## START

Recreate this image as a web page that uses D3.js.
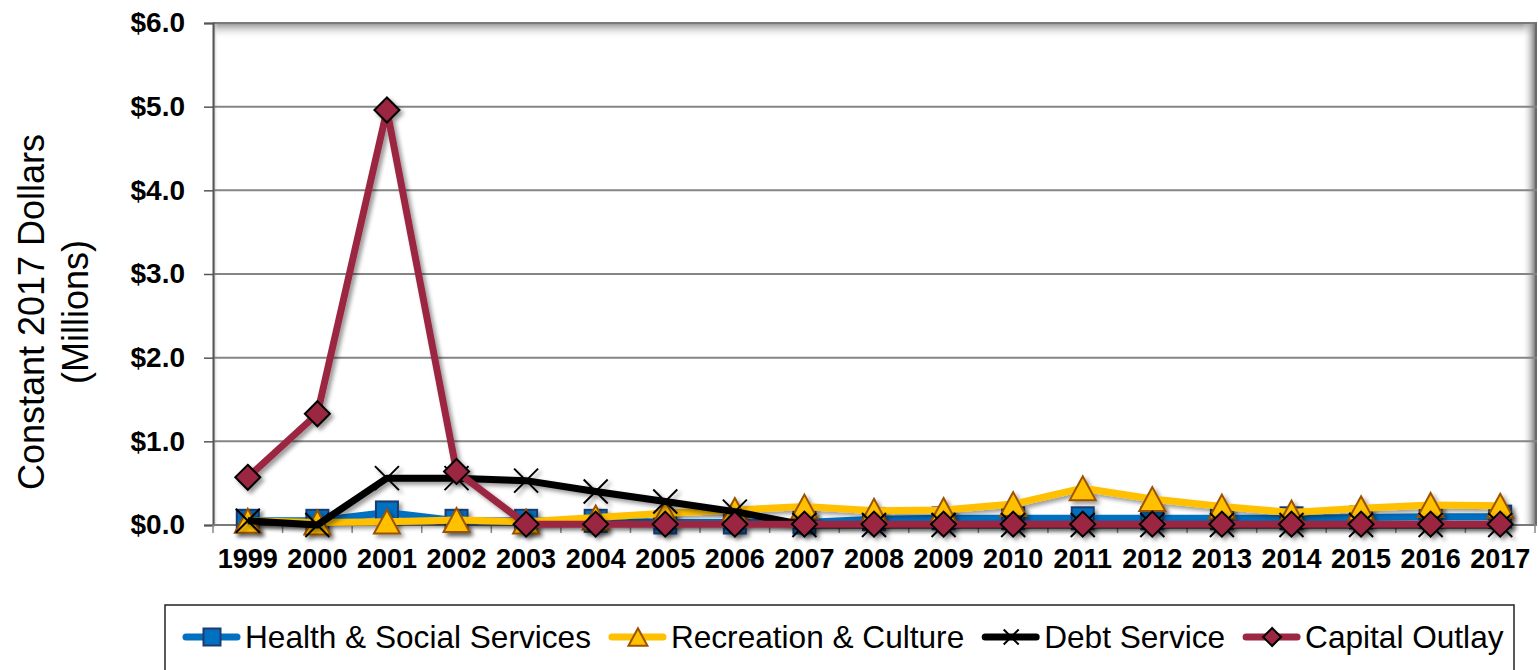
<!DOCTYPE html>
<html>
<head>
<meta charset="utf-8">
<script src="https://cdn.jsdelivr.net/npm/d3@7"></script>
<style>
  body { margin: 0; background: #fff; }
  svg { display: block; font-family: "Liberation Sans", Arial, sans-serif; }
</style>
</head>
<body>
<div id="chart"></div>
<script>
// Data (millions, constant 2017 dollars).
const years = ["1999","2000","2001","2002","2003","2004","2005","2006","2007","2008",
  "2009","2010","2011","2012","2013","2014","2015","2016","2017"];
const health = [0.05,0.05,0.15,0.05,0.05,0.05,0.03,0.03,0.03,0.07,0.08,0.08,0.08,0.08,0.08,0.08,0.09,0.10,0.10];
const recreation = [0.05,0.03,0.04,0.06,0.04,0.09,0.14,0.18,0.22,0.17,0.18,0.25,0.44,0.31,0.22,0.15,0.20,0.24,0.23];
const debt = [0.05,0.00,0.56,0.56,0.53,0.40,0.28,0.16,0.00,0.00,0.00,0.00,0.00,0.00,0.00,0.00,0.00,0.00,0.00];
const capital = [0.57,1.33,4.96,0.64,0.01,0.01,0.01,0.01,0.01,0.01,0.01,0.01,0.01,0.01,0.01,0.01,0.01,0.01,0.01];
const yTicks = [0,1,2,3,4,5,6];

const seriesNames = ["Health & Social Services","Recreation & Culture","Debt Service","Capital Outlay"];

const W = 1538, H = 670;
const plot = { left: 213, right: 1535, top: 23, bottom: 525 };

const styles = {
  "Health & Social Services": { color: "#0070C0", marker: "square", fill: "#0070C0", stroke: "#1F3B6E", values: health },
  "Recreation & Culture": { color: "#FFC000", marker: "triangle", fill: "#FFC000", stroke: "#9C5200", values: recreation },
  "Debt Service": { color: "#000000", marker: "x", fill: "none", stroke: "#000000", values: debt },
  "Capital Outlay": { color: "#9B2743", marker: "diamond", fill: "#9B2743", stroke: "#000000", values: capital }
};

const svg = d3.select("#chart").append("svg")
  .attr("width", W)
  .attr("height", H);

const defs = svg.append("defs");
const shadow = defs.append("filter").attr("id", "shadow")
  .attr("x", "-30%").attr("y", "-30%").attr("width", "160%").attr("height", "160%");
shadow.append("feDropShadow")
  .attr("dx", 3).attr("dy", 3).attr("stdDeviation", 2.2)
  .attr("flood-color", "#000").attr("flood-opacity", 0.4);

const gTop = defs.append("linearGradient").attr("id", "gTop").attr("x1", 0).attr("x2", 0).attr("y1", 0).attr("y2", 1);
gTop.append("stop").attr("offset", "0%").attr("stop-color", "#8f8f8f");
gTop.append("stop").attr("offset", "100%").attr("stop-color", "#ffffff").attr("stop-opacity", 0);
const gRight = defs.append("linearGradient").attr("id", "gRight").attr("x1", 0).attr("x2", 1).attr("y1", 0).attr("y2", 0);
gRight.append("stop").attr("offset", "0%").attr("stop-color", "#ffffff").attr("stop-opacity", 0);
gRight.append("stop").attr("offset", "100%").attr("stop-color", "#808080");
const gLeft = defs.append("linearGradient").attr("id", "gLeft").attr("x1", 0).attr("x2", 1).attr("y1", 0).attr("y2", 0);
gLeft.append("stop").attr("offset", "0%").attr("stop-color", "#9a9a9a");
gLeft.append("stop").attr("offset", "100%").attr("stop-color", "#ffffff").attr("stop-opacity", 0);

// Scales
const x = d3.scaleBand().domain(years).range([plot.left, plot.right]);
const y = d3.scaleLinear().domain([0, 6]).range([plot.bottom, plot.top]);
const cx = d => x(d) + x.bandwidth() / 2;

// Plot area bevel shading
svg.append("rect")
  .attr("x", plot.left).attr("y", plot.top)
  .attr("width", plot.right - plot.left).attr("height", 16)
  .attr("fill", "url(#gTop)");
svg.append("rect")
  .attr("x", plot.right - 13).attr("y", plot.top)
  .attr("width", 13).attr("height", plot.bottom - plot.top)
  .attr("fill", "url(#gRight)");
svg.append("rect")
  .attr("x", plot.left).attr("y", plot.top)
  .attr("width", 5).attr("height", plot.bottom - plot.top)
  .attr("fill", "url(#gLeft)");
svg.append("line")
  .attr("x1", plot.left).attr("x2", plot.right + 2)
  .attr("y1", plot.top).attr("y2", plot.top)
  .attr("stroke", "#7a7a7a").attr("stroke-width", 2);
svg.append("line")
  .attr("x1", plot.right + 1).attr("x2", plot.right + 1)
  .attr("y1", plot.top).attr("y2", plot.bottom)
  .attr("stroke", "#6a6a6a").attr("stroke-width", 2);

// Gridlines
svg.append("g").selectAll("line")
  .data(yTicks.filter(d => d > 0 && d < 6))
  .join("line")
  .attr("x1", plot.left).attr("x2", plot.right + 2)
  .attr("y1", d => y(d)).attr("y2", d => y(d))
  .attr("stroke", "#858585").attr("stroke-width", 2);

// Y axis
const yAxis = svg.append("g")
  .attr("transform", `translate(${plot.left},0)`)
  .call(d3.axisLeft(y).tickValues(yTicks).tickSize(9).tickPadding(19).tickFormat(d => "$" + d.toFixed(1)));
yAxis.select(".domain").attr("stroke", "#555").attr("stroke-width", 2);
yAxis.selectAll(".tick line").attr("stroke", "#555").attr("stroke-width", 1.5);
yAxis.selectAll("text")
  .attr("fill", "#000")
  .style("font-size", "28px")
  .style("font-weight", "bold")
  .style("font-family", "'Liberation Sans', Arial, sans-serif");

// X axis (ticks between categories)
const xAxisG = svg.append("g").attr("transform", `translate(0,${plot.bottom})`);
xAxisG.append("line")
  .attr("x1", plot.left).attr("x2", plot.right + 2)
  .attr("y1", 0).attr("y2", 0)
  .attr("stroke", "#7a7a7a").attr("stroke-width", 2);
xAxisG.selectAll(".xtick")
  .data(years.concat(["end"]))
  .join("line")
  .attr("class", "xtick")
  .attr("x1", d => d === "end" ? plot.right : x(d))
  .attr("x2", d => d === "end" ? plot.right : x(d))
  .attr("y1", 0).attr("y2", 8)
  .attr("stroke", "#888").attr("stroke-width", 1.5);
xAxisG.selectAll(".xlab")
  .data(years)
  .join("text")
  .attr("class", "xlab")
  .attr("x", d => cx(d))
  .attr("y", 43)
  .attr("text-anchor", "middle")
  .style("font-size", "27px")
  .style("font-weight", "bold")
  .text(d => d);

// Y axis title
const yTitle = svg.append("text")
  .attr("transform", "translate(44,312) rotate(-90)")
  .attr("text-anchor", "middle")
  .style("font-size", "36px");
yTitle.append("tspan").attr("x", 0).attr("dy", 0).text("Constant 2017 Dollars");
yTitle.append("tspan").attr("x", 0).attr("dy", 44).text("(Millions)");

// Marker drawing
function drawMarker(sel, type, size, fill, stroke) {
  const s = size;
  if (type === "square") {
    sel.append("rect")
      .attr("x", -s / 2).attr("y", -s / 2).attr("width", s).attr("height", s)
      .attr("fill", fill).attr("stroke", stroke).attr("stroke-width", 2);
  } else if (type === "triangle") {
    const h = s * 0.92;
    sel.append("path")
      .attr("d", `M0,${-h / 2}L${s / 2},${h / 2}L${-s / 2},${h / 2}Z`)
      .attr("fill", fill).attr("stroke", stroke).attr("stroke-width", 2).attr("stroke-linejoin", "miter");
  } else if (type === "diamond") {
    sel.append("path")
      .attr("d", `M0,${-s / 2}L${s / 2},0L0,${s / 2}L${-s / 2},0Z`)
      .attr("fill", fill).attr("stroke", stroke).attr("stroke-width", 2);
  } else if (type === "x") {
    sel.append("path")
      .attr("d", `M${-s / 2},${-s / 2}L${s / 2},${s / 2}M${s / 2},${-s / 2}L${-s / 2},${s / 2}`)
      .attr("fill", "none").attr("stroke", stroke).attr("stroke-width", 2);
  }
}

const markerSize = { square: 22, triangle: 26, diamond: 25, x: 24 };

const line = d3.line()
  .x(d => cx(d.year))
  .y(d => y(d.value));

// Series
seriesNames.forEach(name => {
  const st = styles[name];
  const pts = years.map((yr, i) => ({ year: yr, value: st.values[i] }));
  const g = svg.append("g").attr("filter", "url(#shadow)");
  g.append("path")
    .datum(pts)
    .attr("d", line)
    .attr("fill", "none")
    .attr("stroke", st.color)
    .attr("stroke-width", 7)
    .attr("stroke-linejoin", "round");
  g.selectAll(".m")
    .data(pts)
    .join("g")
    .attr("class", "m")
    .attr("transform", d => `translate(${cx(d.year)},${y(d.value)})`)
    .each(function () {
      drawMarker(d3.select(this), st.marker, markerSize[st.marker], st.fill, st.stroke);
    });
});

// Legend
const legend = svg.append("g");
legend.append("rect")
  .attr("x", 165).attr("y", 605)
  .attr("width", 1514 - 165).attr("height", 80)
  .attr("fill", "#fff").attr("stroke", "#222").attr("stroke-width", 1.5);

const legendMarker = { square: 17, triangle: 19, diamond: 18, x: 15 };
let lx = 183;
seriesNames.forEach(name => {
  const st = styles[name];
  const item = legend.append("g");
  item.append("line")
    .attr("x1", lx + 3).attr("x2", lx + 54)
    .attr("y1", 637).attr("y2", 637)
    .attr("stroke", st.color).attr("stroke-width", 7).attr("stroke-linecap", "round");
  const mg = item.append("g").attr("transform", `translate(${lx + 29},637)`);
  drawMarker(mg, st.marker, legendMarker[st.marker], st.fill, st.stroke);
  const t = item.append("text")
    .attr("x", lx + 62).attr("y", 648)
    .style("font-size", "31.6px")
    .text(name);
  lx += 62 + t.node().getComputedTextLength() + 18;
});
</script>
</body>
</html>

## END

# What is asked
Look at the listing and set down only the lines from its start through the line with "23, bottom: 525", word for word and without pictures.

# Response below
Recreate this image as a web page that uses D3.js.
<!DOCTYPE html>
<html>
<head>
<meta charset="utf-8">
<script src="https://cdn.jsdelivr.net/npm/d3@7"></script>
<style>
  body { margin: 0; background: #fff; }
  svg { display: block; font-family: "Liberation Sans", Arial, sans-serif; }
</style>
</head>
<body>
<div id="chart"></div>
<script>
// Data (millions, constant 2017 dollars).
const years = ["1999","2000","2001","2002","2003","2004","2005","2006","2007","2008",
  "2009","2010","2011","2012","2013","2014","2015","2016","2017"];
const health = [0.05,0.05,0.15,0.05,0.05,0.05,0.03,0.03,0.03,0.07,0.08,0.08,0.08,0.08,0.08,0.08,0.09,0.10,0.10];
const recreation = [0.05,0.03,0.04,0.06,0.04,0.09,0.14,0.18,0.22,0.17,0.18,0.25,0.44,0.31,0.22,0.15,0.20,0.24,0.23];
const debt = [0.05,0.00,0.56,0.56,0.53,0.40,0.28,0.16,0.00,0.00,0.00,0.00,0.00,0.00,0.00,0.00,0.00,0.00,0.00];
const capital = [0.57,1.33,4.96,0.64,0.01,0.01,0.01,0.01,0.01,0.01,0.01,0.01,0.01,0.01,0.01,0.01,0.01,0.01,0.01];
const yTicks = [0,1,2,3,4,5,6];

const seriesNames = ["Health & Social Services","Recreation & Culture","Debt Service","Capital Outlay"];

const W = 1538, H = 670;
const plot = { left: 213, right: 1535, top: 23, bottom: 525 };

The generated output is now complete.